◆ **Data to process**:
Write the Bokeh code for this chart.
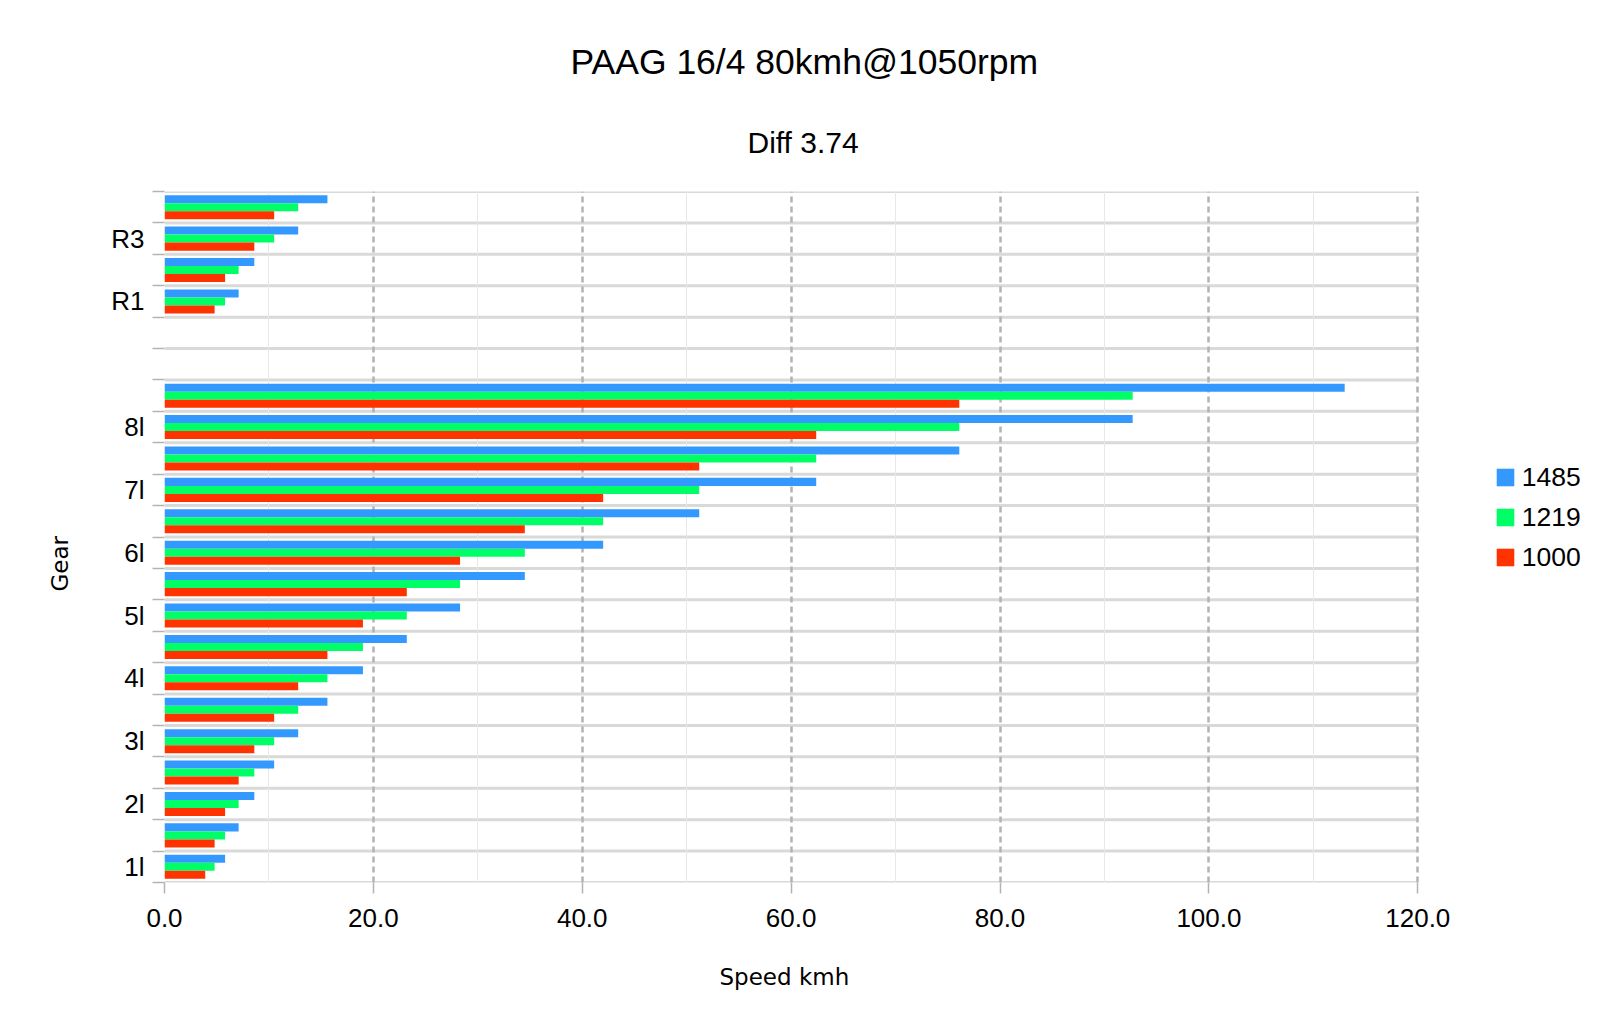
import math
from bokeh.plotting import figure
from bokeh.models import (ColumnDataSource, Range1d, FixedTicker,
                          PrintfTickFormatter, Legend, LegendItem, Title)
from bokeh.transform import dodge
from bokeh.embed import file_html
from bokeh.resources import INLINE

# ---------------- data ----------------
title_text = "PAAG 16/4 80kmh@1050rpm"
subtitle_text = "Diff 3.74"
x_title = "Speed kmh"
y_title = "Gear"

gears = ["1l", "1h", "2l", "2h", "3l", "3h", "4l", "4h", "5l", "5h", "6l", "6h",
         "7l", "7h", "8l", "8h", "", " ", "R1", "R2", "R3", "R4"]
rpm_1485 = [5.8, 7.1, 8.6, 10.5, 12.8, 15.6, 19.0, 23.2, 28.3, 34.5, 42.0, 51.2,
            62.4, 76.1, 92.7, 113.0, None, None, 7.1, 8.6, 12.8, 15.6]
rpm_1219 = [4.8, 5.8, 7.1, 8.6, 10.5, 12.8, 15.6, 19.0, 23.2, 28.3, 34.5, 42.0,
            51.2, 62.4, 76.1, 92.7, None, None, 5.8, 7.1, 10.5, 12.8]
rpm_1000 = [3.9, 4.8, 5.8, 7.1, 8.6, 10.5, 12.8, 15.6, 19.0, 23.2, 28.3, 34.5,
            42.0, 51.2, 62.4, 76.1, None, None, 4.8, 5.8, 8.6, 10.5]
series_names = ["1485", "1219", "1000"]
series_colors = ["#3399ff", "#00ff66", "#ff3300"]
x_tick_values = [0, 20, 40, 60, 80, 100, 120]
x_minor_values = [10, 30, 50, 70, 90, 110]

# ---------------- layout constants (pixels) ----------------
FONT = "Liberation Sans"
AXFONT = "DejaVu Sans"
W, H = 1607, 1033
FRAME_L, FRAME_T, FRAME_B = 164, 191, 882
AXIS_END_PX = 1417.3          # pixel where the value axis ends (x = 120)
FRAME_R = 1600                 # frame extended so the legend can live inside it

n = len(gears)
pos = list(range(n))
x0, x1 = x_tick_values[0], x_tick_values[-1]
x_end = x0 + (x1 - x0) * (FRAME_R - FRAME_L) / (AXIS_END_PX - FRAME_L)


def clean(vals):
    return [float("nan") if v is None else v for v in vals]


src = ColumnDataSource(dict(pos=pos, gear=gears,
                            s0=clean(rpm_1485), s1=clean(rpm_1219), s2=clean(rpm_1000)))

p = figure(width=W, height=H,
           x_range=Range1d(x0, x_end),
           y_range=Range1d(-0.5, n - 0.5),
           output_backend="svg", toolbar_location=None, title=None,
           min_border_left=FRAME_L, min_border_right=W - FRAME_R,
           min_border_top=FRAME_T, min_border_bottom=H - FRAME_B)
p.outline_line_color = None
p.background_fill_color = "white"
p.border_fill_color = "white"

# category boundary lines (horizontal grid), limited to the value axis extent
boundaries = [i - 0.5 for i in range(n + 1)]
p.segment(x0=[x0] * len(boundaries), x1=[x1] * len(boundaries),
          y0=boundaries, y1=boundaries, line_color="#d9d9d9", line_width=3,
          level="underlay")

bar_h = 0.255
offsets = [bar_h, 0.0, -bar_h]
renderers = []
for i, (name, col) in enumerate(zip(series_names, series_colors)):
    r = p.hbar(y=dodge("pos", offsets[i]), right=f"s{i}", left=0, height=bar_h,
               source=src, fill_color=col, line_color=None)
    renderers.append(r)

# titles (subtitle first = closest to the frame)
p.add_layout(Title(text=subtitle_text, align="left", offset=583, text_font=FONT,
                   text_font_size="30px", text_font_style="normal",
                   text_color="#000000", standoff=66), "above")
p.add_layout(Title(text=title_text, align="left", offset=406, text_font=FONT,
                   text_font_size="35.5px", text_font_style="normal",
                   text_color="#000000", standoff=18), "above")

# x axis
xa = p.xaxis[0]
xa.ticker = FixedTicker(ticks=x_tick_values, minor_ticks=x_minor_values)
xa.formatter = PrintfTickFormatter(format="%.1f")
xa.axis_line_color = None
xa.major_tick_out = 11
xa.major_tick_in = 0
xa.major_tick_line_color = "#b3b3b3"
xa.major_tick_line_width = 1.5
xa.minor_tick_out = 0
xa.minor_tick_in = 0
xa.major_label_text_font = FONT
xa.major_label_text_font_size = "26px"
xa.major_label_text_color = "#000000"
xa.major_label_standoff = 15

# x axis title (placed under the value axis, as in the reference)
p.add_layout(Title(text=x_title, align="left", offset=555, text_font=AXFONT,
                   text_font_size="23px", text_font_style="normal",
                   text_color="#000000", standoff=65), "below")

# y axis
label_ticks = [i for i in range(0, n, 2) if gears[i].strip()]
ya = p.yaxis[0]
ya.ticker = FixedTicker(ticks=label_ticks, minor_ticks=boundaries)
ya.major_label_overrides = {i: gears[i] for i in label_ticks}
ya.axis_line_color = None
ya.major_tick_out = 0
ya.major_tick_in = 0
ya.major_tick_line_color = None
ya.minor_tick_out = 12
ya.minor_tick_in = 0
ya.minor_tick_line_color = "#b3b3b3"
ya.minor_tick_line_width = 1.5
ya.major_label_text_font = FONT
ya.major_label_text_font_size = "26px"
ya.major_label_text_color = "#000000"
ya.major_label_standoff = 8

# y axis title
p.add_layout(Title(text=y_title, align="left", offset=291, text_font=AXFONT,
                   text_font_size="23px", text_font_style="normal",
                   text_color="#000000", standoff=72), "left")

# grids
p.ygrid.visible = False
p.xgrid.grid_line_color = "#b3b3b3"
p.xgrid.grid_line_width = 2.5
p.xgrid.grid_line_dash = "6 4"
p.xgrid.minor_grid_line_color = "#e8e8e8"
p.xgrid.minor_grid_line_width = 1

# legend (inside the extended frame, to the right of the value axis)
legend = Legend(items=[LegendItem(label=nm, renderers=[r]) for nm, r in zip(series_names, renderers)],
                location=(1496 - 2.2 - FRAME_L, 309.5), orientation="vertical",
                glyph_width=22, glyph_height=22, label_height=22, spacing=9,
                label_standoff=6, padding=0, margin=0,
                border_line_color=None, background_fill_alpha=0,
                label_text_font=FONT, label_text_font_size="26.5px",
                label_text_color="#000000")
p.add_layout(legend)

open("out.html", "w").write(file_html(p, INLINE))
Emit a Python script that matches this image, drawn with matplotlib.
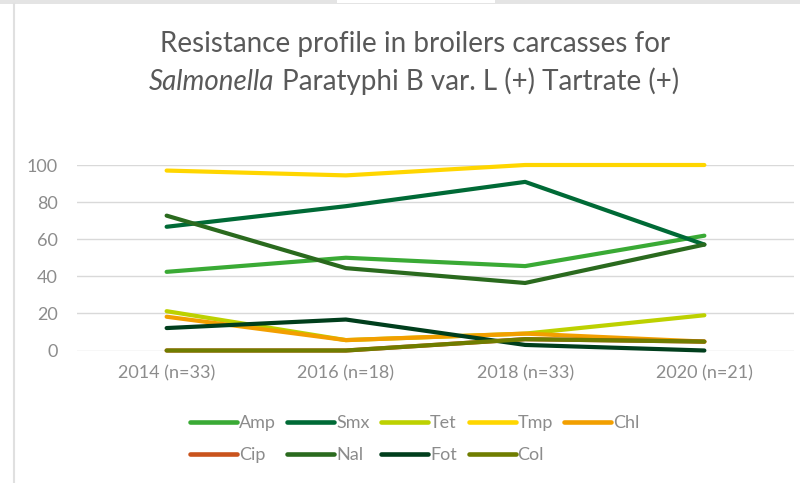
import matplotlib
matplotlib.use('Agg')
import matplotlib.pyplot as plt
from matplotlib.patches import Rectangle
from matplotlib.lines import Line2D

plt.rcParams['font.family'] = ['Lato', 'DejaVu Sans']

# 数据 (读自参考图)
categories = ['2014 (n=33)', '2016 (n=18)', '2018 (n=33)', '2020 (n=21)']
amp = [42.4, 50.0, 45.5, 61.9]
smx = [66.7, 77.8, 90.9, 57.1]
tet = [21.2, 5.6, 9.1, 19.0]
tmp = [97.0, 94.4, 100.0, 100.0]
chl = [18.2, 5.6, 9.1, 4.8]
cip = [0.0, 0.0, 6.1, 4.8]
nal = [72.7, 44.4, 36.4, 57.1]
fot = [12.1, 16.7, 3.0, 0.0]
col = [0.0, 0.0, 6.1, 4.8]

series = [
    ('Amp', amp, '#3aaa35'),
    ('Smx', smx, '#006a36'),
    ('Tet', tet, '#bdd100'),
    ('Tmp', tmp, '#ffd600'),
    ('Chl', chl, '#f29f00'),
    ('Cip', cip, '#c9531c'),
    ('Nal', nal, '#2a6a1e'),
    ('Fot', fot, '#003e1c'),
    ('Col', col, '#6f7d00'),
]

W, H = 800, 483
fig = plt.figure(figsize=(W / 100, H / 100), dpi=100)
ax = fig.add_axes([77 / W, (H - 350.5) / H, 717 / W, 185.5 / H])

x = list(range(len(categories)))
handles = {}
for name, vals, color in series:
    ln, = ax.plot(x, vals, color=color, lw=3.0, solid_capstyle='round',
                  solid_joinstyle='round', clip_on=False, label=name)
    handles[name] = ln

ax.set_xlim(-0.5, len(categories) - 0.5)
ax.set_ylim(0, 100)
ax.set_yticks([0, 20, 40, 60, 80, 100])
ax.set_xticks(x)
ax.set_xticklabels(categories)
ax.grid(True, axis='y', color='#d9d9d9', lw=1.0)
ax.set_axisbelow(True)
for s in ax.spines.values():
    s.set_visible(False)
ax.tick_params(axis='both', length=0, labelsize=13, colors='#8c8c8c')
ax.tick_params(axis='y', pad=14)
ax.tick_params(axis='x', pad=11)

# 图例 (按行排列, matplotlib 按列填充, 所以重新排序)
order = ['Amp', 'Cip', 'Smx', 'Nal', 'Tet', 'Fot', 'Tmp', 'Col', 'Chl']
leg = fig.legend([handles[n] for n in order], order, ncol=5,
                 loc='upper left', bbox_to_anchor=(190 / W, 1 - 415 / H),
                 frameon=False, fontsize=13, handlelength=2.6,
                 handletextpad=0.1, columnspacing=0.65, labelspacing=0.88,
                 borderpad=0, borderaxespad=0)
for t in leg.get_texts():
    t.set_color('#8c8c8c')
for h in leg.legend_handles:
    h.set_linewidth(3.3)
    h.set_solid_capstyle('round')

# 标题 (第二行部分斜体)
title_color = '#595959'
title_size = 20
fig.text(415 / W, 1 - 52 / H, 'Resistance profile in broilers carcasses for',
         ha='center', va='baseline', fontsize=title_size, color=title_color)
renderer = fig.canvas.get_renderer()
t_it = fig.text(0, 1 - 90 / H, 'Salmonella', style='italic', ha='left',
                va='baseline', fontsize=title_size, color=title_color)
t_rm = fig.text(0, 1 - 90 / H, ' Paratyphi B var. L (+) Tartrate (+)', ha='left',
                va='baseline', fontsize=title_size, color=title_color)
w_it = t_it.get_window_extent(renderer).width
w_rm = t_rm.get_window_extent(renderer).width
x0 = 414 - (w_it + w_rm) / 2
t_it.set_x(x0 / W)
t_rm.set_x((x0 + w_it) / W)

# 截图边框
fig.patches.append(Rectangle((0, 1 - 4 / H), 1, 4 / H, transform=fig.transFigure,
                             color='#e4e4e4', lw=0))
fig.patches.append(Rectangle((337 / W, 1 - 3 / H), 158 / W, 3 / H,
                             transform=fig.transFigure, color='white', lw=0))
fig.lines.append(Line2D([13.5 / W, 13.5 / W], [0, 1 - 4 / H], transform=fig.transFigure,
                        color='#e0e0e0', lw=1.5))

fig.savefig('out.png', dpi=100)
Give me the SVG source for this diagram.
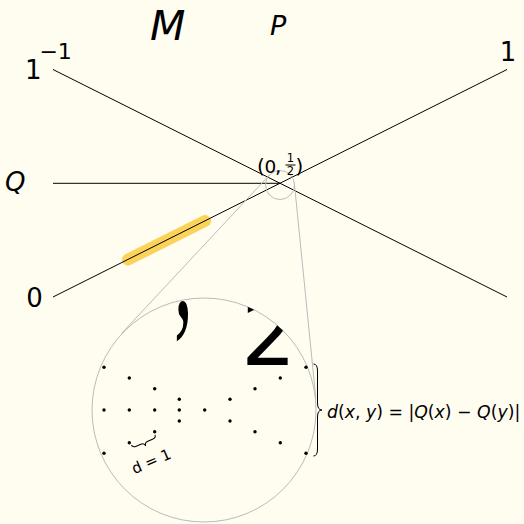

◆ **Problem requirements**: Above are the records. Copy only the lines from the one with "Emit a Python" through the one with "ax.tick_params(axis='x', pad=11)", exactly, with no pictures.

◆ **Solution below**:
Emit a Python script that matches this image, drawn with matplotlib.
import matplotlib
matplotlib.use('Agg')
import matplotlib.pyplot as plt
from matplotlib.patches import Rectangle
from matplotlib.lines import Line2D

plt.rcParams['font.family'] = ['Lato', 'DejaVu Sans']

# 数据 (读自参考图)
categories = ['2014 (n=33)', '2016 (n=18)', '2018 (n=33)', '2020 (n=21)']
amp = [42.4, 50.0, 45.5, 61.9]
smx = [66.7, 77.8, 90.9, 57.1]
tet = [21.2, 5.6, 9.1, 19.0]
tmp = [97.0, 94.4, 100.0, 100.0]
chl = [18.2, 5.6, 9.1, 4.8]
cip = [0.0, 0.0, 6.1, 4.8]
nal = [72.7, 44.4, 36.4, 57.1]
fot = [12.1, 16.7, 3.0, 0.0]
col = [0.0, 0.0, 6.1, 4.8]

series = [
    ('Amp', amp, '#3aaa35'),
    ('Smx', smx, '#006a36'),
    ('Tet', tet, '#bdd100'),
    ('Tmp', tmp, '#ffd600'),
    ('Chl', chl, '#f29f00'),
    ('Cip', cip, '#c9531c'),
    ('Nal', nal, '#2a6a1e'),
    ('Fot', fot, '#003e1c'),
    ('Col', col, '#6f7d00'),
]

W, H = 800, 483
fig = plt.figure(figsize=(W / 100, H / 100), dpi=100)
ax = fig.add_axes([77 / W, (H - 350.5) / H, 717 / W, 185.5 / H])

x = list(range(len(categories)))
handles = {}
for name, vals, color in series:
    ln, = ax.plot(x, vals, color=color, lw=3.0, solid_capstyle='round',
                  solid_joinstyle='round', clip_on=False, label=name)
    handles[name] = ln

ax.set_xlim(-0.5, len(categories) - 0.5)
ax.set_ylim(0, 100)
ax.set_yticks([0, 20, 40, 60, 80, 100])
ax.set_xticks(x)
ax.set_xticklabels(categories)
ax.grid(True, axis='y', color='#d9d9d9', lw=1.0)
ax.set_axisbelow(True)
for s in ax.spines.values():
    s.set_visible(False)
ax.tick_params(axis='both', length=0, labelsize=13, colors='#8c8c8c')
ax.tick_params(axis='y', pad=14)
ax.tick_params(axis='x', pad=11)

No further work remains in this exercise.